REQUIREMENTS: Repeat, exactly and only, the lines from the beginning of the data through the line with "textcoords='offset points', fontsize=12, ha='left', va='center')". Pictures are left out.
####
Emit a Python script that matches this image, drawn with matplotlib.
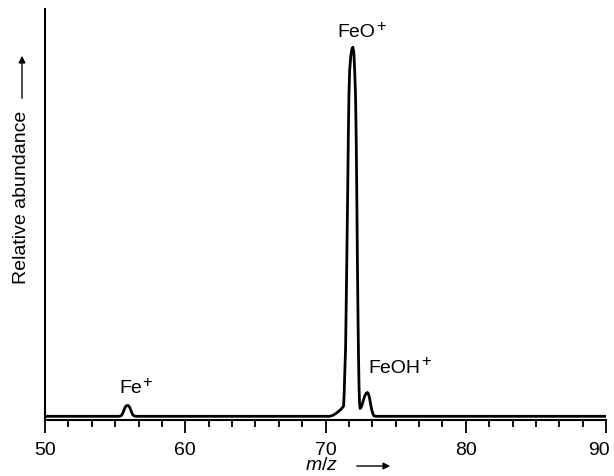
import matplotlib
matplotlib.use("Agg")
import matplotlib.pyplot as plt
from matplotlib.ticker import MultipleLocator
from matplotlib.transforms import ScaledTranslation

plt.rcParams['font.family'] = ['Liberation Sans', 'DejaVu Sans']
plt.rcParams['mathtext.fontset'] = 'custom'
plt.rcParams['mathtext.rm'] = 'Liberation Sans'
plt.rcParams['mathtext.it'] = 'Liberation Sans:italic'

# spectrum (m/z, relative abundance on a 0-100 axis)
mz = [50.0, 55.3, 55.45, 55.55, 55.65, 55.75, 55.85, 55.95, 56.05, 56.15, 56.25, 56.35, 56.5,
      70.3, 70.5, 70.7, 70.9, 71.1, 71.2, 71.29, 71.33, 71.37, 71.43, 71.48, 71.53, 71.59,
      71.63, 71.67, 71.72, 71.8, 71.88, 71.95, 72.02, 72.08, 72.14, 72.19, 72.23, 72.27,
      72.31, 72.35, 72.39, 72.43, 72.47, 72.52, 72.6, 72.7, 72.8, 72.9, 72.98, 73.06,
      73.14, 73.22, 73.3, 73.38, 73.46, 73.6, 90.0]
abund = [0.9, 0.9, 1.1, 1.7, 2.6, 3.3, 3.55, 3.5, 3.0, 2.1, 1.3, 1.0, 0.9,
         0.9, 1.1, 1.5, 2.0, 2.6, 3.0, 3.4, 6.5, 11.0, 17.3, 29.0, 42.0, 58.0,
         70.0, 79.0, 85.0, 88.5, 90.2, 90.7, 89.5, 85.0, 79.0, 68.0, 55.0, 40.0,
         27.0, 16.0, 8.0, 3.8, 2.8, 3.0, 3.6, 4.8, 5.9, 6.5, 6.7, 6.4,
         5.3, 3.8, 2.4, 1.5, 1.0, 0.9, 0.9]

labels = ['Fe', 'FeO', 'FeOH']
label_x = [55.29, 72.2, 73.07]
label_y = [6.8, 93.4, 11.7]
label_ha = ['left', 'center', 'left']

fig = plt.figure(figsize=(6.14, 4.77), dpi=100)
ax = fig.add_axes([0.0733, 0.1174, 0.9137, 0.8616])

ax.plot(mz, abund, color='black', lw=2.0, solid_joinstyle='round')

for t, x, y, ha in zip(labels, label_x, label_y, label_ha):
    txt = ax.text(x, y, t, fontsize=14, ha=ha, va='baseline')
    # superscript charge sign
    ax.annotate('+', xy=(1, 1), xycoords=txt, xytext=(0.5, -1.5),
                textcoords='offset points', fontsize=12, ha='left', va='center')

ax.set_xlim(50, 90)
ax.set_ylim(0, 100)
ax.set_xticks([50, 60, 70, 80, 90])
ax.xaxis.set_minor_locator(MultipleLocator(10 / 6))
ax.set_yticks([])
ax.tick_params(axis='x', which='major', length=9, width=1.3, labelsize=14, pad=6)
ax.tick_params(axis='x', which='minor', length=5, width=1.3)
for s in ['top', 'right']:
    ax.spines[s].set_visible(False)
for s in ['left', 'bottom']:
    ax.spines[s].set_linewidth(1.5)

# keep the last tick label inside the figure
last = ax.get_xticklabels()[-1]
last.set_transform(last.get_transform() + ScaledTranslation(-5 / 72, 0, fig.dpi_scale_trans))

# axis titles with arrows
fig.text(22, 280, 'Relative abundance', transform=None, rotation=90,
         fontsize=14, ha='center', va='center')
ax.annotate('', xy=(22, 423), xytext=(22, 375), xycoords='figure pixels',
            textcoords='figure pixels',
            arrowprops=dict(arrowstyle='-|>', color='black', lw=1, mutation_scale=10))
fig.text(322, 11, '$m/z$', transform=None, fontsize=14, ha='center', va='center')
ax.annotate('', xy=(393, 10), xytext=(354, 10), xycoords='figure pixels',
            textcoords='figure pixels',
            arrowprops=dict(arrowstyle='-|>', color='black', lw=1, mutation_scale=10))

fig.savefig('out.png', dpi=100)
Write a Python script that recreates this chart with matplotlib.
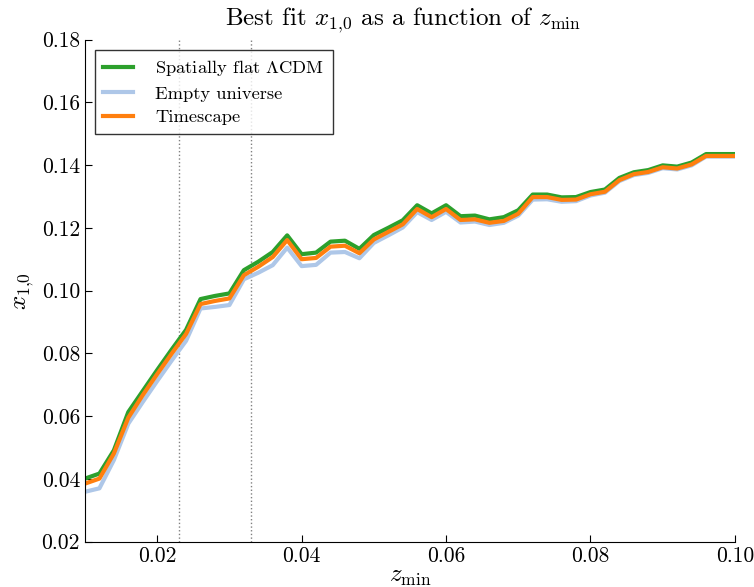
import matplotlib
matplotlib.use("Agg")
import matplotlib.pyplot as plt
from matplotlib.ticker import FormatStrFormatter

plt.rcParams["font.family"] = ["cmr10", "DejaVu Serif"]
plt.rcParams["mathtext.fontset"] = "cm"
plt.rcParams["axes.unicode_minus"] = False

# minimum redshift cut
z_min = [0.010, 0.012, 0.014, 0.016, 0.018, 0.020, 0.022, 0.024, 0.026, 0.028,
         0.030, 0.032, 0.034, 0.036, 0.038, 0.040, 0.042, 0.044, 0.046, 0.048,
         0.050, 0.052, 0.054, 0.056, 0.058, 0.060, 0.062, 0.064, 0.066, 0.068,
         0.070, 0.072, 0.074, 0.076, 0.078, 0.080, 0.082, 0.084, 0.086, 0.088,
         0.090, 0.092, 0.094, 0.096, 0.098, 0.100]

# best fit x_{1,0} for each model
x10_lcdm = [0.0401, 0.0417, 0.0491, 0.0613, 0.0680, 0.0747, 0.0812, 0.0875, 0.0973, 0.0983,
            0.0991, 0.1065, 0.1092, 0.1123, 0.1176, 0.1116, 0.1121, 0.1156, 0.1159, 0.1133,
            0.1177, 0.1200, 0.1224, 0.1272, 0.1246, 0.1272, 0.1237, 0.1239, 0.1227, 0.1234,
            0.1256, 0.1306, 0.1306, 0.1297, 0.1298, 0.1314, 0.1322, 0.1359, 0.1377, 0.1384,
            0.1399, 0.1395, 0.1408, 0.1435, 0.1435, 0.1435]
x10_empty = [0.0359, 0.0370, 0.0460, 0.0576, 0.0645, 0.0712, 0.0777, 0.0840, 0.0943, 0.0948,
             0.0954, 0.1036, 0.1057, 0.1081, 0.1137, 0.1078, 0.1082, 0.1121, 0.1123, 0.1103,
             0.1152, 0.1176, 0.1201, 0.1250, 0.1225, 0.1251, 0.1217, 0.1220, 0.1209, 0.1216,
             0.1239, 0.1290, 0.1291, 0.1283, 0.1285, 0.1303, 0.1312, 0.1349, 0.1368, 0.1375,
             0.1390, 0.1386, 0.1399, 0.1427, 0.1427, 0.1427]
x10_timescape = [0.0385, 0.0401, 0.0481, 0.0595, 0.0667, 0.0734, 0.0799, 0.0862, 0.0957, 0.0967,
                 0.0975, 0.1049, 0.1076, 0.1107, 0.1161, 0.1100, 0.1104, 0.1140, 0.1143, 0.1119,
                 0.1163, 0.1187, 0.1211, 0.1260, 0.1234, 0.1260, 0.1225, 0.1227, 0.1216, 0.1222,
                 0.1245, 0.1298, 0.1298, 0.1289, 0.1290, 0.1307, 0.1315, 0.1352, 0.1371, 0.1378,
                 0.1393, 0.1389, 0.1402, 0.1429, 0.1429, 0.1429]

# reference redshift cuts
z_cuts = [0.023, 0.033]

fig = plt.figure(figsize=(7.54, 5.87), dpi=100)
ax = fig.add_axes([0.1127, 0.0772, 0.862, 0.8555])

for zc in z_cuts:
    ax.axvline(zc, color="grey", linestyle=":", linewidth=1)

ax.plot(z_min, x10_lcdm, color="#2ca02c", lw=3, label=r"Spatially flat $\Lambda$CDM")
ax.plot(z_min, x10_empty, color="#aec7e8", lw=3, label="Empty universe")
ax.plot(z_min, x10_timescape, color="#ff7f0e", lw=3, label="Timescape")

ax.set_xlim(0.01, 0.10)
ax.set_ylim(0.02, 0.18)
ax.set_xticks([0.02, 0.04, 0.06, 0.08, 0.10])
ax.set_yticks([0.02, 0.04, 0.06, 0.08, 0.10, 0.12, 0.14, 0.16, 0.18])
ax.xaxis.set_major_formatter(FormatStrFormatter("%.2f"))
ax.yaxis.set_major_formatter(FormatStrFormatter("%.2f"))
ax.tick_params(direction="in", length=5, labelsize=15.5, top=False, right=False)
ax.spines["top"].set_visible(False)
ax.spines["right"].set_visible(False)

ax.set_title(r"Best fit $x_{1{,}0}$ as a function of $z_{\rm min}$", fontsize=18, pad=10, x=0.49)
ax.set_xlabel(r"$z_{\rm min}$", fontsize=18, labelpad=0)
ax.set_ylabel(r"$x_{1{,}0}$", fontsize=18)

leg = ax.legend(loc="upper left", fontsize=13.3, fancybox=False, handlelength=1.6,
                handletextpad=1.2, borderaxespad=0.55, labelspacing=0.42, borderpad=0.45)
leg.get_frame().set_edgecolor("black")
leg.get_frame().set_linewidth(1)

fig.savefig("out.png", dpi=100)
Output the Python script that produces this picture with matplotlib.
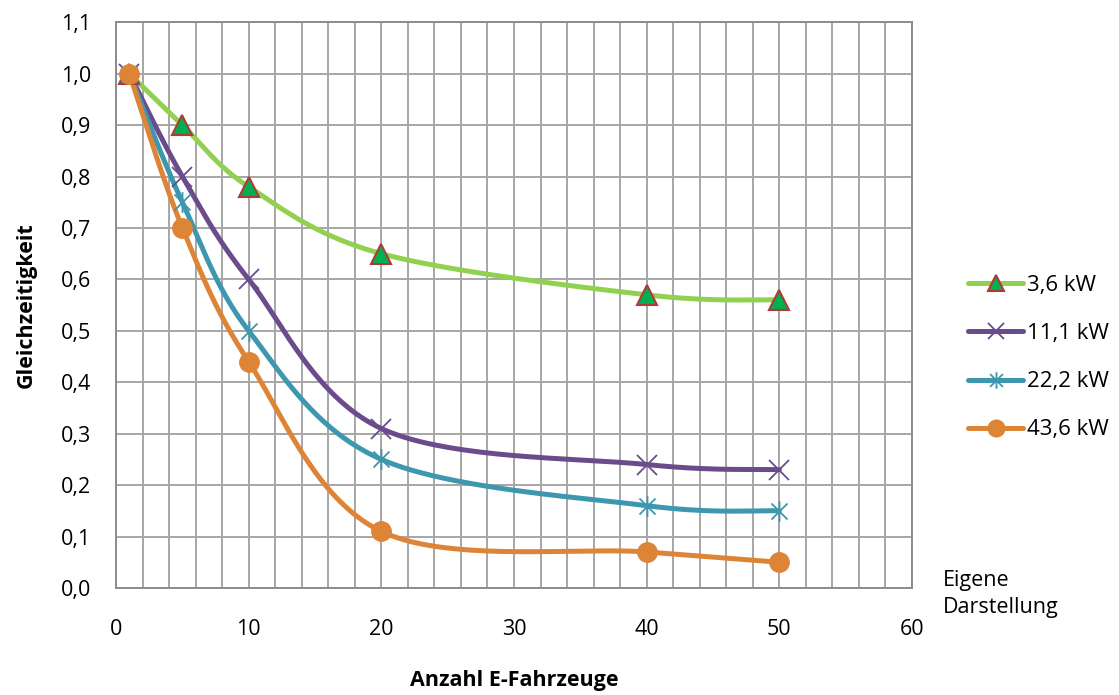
####
WRITTEN RESPONSE:
Emit a Python script that matches this image, drawn with matplotlib.
import matplotlib
matplotlib.use("Agg")
import matplotlib.pyplot as plt
from matplotlib.ticker import MultipleLocator
from matplotlib.transforms import ScaledTranslation

plt.rcParams['font.family'] = ['Liberation Sans', 'DejaVu Sans']
plt.rcParams['mathtext.fontset'] = 'custom'
plt.rcParams['mathtext.rm'] = 'Liberation Sans'
plt.rcParams['mathtext.it'] = 'Liberation Sans:italic'

# spectrum (m/z, relative abundance on a 0-100 axis)
mz = [50.0, 55.3, 55.45, 55.55, 55.65, 55.75, 55.85, 55.95, 56.05, 56.15, 56.25, 56.35, 56.5,
      70.3, 70.5, 70.7, 70.9, 71.1, 71.2, 71.29, 71.33, 71.37, 71.43, 71.48, 71.53, 71.59,
      71.63, 71.67, 71.72, 71.8, 71.88, 71.95, 72.02, 72.08, 72.14, 72.19, 72.23, 72.27,
      72.31, 72.35, 72.39, 72.43, 72.47, 72.52, 72.6, 72.7, 72.8, 72.9, 72.98, 73.06,
      73.14, 73.22, 73.3, 73.38, 73.46, 73.6, 90.0]
abund = [0.9, 0.9, 1.1, 1.7, 2.6, 3.3, 3.55, 3.5, 3.0, 2.1, 1.3, 1.0, 0.9,
         0.9, 1.1, 1.5, 2.0, 2.6, 3.0, 3.4, 6.5, 11.0, 17.3, 29.0, 42.0, 58.0,
         70.0, 79.0, 85.0, 88.5, 90.2, 90.7, 89.5, 85.0, 79.0, 68.0, 55.0, 40.0,
         27.0, 16.0, 8.0, 3.8, 2.8, 3.0, 3.6, 4.8, 5.9, 6.5, 6.7, 6.4,
         5.3, 3.8, 2.4, 1.5, 1.0, 0.9, 0.9]

labels = ['Fe', 'FeO', 'FeOH']
label_x = [55.29, 72.2, 73.07]
label_y = [6.8, 93.4, 11.7]
label_ha = ['left', 'center', 'left']

fig = plt.figure(figsize=(6.14, 4.77), dpi=100)
ax = fig.add_axes([0.0733, 0.1174, 0.9137, 0.8616])

ax.plot(mz, abund, color='black', lw=2.0, solid_joinstyle='round')

for t, x, y, ha in zip(labels, label_x, label_y, label_ha):
    txt = ax.text(x, y, t, fontsize=14, ha=ha, va='baseline')
    # superscript charge sign
    ax.annotate('+', xy=(1, 1), xycoords=txt, xytext=(0.5, -1.5),
                textcoords='offset points', fontsize=12, ha='left', va='center')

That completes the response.